The performance of the Chief Executive was considered by the Chairman's Committee against his objectives agreed with the Chairman for the year. The outcome was discussed by the Chairman with the Chief Executive.

The Chairman's Committee, led by Sir Peter Job in his role as Senior Independent Director, also assessed the performance of the Chairman with input from the whole Board. Sir Peter discussed with the Chairman the outcome of this review.

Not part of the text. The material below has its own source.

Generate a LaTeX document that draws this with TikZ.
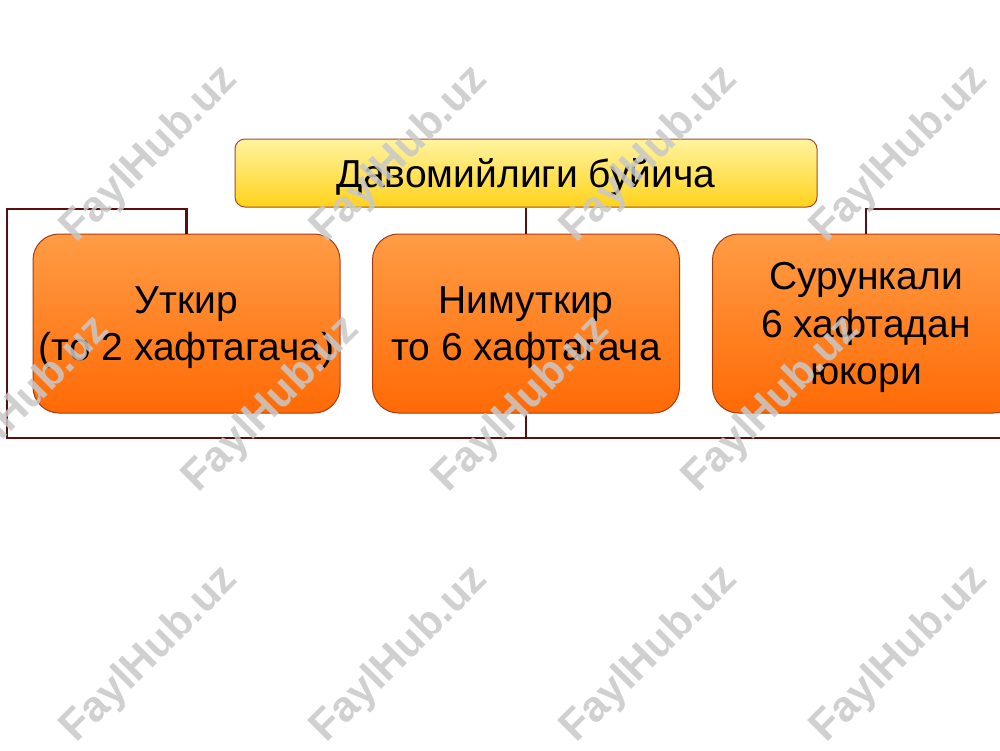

Induction All new Directors undertake an induction programme on joining the Board. The aim of this programme is to introduce new Directors to the Group's business, its operations and its governance arrangements. The induction programme includes meetings with senior management, visits to offices, presentations on key business areas and relevant documentation. The Board receives presentations on business and functional areas, new business and strategic developments, changes to the regulatory environment and the impact of specific issues, such as the implications of the new Companies Act.

In order to keep the Board informed of wider developments within the business and on general issues affecting their role as Directors, a series of specific briefing sessions were held outside of Board meetings. These were open to all Directors. One of the principal objectives was to ensure that there was consistency of knowledge on the issues considered. The Board held three briefing sessions in 2007 and the topics covered included the use of derivatives within the business and the management of associated risks, the Internal Capital Adequacy Assessment Process and product development. We shall be continuing with these briefings in 2008.

Shareholder relations

Ongoing communication across the Company's shareholder base, including institutional investors and private and employee shareholders, is achieved mainly through the publication of the annual and interim reports and quarterly trading updates, the announcement of significant developments affecting the Group and the Annual General Meeting. Corporate and investor information, including webcasts of the presentations of the interim and final results made by the Chief Executive and Chief Financial Officer, can be found at www.schroders.com.

Photo: An employee

The Board as a whole is responsible for ensuring that dialogue with shareholders takes place. During the year the Chief Executive, the Chief Financial Officer and other senior executives conducted a series of meetings with and presentations to institutional investors, analysts and prospective shareholders to review the Group's strategy and prospects and to discuss corporate governance matters. Over 30 such meetings were held in 2007. The Chairman is also available to meet institutional shareholders, as is the Senior Independent Director. Feedback from shareholders is available to the Board from the Chairman, the Chief Executive and the Chief Financial Officer.

The Annual General Meeting provides shareholders with an opportunity to question the Chairman and other Directors, including the Chairmen of the Remuneration and Audit Committees. The Chief Executive provided shareholders at the meeting in April 2007 with a review of the Group's business in 2006.

The Annual Report and Accounts and the notice of meeting are sent to shareholders at least 20 working days prior to the date of the Annual General Meeting.

Compliance with code provisions

The Company complied with all of the provisions of section 1 of the Code throughout the year except for one. Neither Bruno Schroder nor George Mallinckrodt are considered independent under the provisions of the Code. Consequently, less than half of the Board (excluding the Chairman) comprised independent non-executive Directors. Bruno Schroder is a representative of the principal shareholder group and the Board considers that it is appropriate for this group to be represented on the Board. The Board considers that George Mallinckrodt's business and international experience are of great value to the Board.